Given task: Repeat the data below exactly, dropping any pictures it holds.
-- Start of Data segment --
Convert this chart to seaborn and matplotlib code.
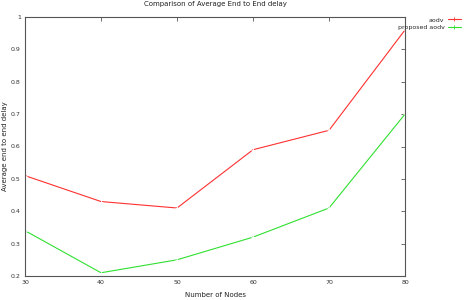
import pandas as pd
import matplotlib
matplotlib.use("Agg")
import matplotlib.pyplot as plt
from matplotlib.lines import Line2D
import seaborn as sns

# data
nodes = [30, 40, 50, 60, 70, 80]
aodv = [0.51, 0.43, 0.41, 0.59, 0.65, 0.96]
proposed_aodv = [0.34, 0.21, 0.25, 0.32, 0.41, 0.70]
series_names = ["aodv", "proposed aodv"]

df = pd.DataFrame({
    "nodes": nodes * 2,
    "delay": aodv + proposed_aodv,
    "series": [series_names[0]] * len(nodes) + [series_names[1]] * len(nodes),
})

sns.set_style("white")
plt.rcParams["font.family"] = ["DejaVu Sans"]

fig = plt.figure(figsize=(4.65, 3.0), dpi=100)
ax = fig.add_axes([25 / 465, 1 - 276 / 300, 380 / 465, 259 / 300])

palette = {"aodv": "#ff3030", "proposed aodv": "#30e030"}
sns.lineplot(data=df, x="nodes", y="delay", hue="series", palette=palette,
             marker="+", markersize=3, markeredgewidth=0.6, linewidth=0.8,
             ax=ax, legend=False)

ax.set_xlim(30, 80)
ax.set_ylim(0.2, 1.0)
ax.set_xticks(nodes)
ax.set_yticks([0.2, 0.3, 0.4, 0.5, 0.6, 0.7, 0.8, 0.9, 1.0])
ax.set_yticklabels(["0.2", "0.3", "0.4", "0.5", "0.6", "0.7", "0.8", "0.9", "1"])
ax.tick_params(direction="in", length=3, width=0.5, labelsize=4.5,
               top=True, right=True, colors="#333333", pad=3)
for s in ax.spines.values():
    s.set_color("#555555")
    s.set_linewidth(0.8)

ax.set_title("Comparison of Average End to End delay", fontsize=5, pad=8, color="#222222")
ax.set_xlabel("Number of Nodes", fontsize=5, labelpad=5, color="#222222")
ax.set_ylabel("Average end to end delay", fontsize=5, labelpad=2, color="#222222")

# legend outside to the right, gnuplot style
handles = [Line2D([], [], color=palette[n], linewidth=0.8, marker="+", markersize=3,
                  markeredgewidth=0.6) for n in series_names]
leg = fig.legend(handles, series_names, loc="upper right", bbox_to_anchor=(1.0, 0.955),
                 frameon=False, fontsize=4.5, markerfirst=False, handlelength=2.2,
                 labelspacing=0.4, handletextpad=0.5, borderaxespad=0.2)
for t in leg.get_texts():
    t.set_ha("right")

fig.savefig("out.png", dpi=100)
-- End of Data segment --
Output for this task:
Convert this chart to seaborn and matplotlib code.
import pandas as pd
import matplotlib
matplotlib.use("Agg")
import matplotlib.pyplot as plt
from matplotlib.lines import Line2D
import seaborn as sns

# data
nodes = [30, 40, 50, 60, 70, 80]
aodv = [0.51, 0.43, 0.41, 0.59, 0.65, 0.96]
proposed_aodv = [0.34, 0.21, 0.25, 0.32, 0.41, 0.70]
series_names = ["aodv", "proposed aodv"]

df = pd.DataFrame({
    "nodes": nodes * 2,
    "delay": aodv + proposed_aodv,
    "series": [series_names[0]] * len(nodes) + [series_names[1]] * len(nodes),
})

sns.set_style("white")
plt.rcParams["font.family"] = ["DejaVu Sans"]

fig = plt.figure(figsize=(4.65, 3.0), dpi=100)
ax = fig.add_axes([25 / 465, 1 - 276 / 300, 380 / 465, 259 / 300])

palette = {"aodv": "#ff3030", "proposed aodv": "#30e030"}
sns.lineplot(data=df, x="nodes", y="delay", hue="series", palette=palette,
             marker="+", markersize=3, markeredgewidth=0.6, linewidth=0.8,
             ax=ax, legend=False)

ax.set_xlim(30, 80)
ax.set_ylim(0.2, 1.0)
ax.set_xticks(nodes)
ax.set_yticks([0.2, 0.3, 0.4, 0.5, 0.6, 0.7, 0.8, 0.9, 1.0])
ax.set_yticklabels(["0.2", "0.3", "0.4", "0.5", "0.6", "0.7", "0.8", "0.9", "1"])
ax.tick_params(direction="in", length=3, width=0.5, labelsize=4.5,
               top=True, right=True, colors="#333333", pad=3)
for s in ax.spines.values():
    s.set_color("#555555")
    s.set_linewidth(0.8)

ax.set_title("Comparison of Average End to End delay", fontsize=5, pad=8, color="#222222")
ax.set_xlabel("Number of Nodes", fontsize=5, labelpad=5, color="#222222")
ax.set_ylabel("Average end to end delay", fontsize=5, labelpad=2, color="#222222")

# legend outside to the right, gnuplot style
handles = [Line2D([], [], color=palette[n], linewidth=0.8, marker="+", markersize=3,
                  markeredgewidth=0.6) for n in series_names]
leg = fig.legend(handles, series_names, loc="upper right", bbox_to_anchor=(1.0, 0.955),
                 frameon=False, fontsize=4.5, markerfirst=False, handlelength=2.2,
                 labelspacing=0.4, handletextpad=0.5, borderaxespad=0.2)
for t in leg.get_texts():
    t.set_ha("right")

fig.savefig("out.png", dpi=100)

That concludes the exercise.